Etna, one of the world's most active volcanoes and the biggest in Europe, is threatening to cause a dangerous lava flow and possibly another earthquake, experts warned on Thursday as the region declared a state of emergency.
Etna erupted on Christmas Eve, spewing giant clouds of smoke and ash onto nearby cities, towns and vineyards in the busy coastal corridor of eastern Sicily.
The eruption was followed Wednesday by a 4.8 magnitude earthquake that caused extensive damage, cracking homes, churches and roads.
About 1,000 tremors were felt, La Stampa newspaper reported, and thousands of people were sleeping on the streets.
No deaths were reported.
About 600 people were declared homeless as a result of the damage.
Italy's two political leaders, Deputy Premier Luigi di Maio, the leader of the 5-Star Movement, and Deputy Premier Matteo Salvini, the leader of the League party, were expected to visit the hard-hit area Thursday.
The region of Sicily called a state of emergency.
There's a danger that Etna could erupt at a lower elevation, causing a lava flow threatening inhabited areas.
As of Thursday, the volcano appeared to be calming down.
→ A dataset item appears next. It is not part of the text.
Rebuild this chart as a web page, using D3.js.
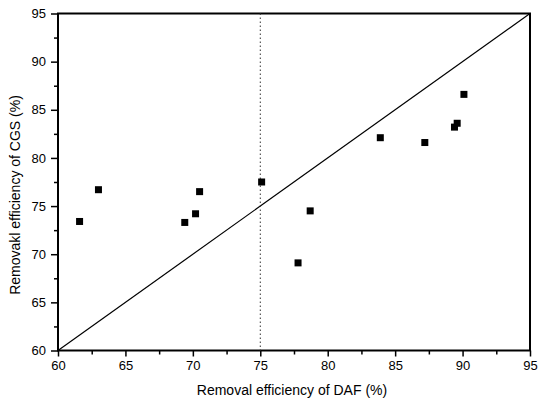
<!DOCTYPE html>
<html><head><meta charset="utf-8">
<script src="https://cdn.jsdelivr.net/npm/d3@7"></script>
<style>body{margin:0;background:#fff}svg{display:block}text{font-family:"Liberation Sans",Arial,sans-serif;fill:#000}</style>
</head><body><svg id="c" width="538" height="403"></svg>
<script>
const dafValues = [61.6, 63.0, 69.4, 70.2, 70.5, 75.1, 77.8, 78.7, 83.9, 87.2, 89.4, 89.6, 90.1];
const cgsValues = [73.4, 76.7, 73.3, 74.2, 76.5, 77.5, 69.1, 74.5, 82.1, 81.6, 83.2, 83.6, 86.6];
const tickValues = [60, 65, 70, 75, 80, 85, 90, 95];
const minorTicks = [62.5, 67.5, 72.5, 77.5, 82.5, 87.5, 92.5];
const refX = 75;
const xTitle = "Removal efficiency of DAF (%)";
const yTitle = "Removakl efficiency of CGS (%)";

const svg = d3.select("#c");
const L = 58, R = 530, T = 13.5, B = 350.5;
const x = d3.scaleLinear().domain([60, 95]).range([L, R]);
const y = d3.scaleLinear().domain([60, 95]).range([B, T]);

// frame
svg.append("rect").attr("x", L).attr("y", T).attr("width", R - L).attr("height", B - T)
  .attr("fill", "none").attr("stroke", "#000").attr("stroke-width", 2);

// axes
const xAx = svg.append("g").attr("transform", `translate(0,${B})`)
  .call(d3.axisBottom(x).tickValues(tickValues).tickSize(6).tickPadding(4).tickFormat(d3.format("d")));
const xMin = svg.append("g").attr("transform", `translate(0,${B})`)
  .call(d3.axisBottom(x).tickValues(minorTicks).tickSize(4).tickFormat(""));
const yAx = svg.append("g").attr("transform", `translate(${L},0)`)
  .call(d3.axisLeft(y).tickValues(tickValues).tickSize(7).tickPadding(5).tickFormat(d3.format("d")));
const yMin = svg.append("g").attr("transform", `translate(${L},0)`)
  .call(d3.axisLeft(y).tickValues(minorTicks).tickSize(4).tickFormat(""));
[xAx, xMin, yAx, yMin].forEach(g => {
  g.select(".domain").remove();
  g.selectAll("line").attr("stroke", "#000").attr("stroke-width", 1.5);
  g.selectAll("text").attr("font-size", 13).style("font-family", '"Liberation Sans",Arial,sans-serif');
});

// diagonal 1:1 line
svg.append("line").attr("x1", x(60)).attr("y1", y(60)).attr("x2", x(95)).attr("y2", y(95))
  .attr("stroke", "#000").attr("stroke-width", 1.2);

// dotted vertical reference
svg.append("line").attr("x1", x(refX)).attr("x2", x(refX)).attr("y1", y(95)).attr("y2", y(60))
  .attr("stroke", "#333").attr("stroke-width", 1).attr("stroke-dasharray", "1.5,2.5");

// points
const s = 7;
svg.append("g").selectAll("rect").data(dafValues.map((d, i) => [d, cgsValues[i]])).join("rect")
  .attr("x", d => x(d[0]) - s / 2).attr("y", d => y(d[1]) - s / 2)
  .attr("width", s).attr("height", s).attr("fill", "#000");

// titles
svg.append("text").attr("x", 292).attr("y", 395).attr("text-anchor", "middle")
  .attr("font-size", 14).text(xTitle);
svg.append("text").attr("transform", "translate(20,195) rotate(-90)").attr("text-anchor", "middle")
  .attr("font-size", 14).text(yTitle);
</script></body></html>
Boris Behncke, a volcanologist at the Etna Observatory at Italy's National Institute of Geophysics and Volcanology, said on Wednesday night through his Facebook page that there was little left of Monday's lava eruption and that seismic activity was calming.
Still, there's always a lot of uncertainty about what is happening in the belly of this volcano.
Behncke said it was possible this eruption could become more active again and even for a lava flow to open up at a lower elevation.
About 1 million people live on the flanks or in the shadow of the volcano, many of them in Catania, Sicily's second-largest city.
Catania is an ancient city and many of its buildings are constructed from black lava stone.
It lies only about 18 miles from Etna's summit.
Etna is one of the most monitored volcanoes in the world, in no small part because of its potential dangers.
Scientists say the volcano is slowly being pulled into the Ionian Sea and this gradual movement likely will cause more eruptions and earthquakes, similar to those of this week.
The grimmest scenario is a catastrophic collapse of the volcano's southeast flank, but scientists say there is no evidence of that occurring any time soon.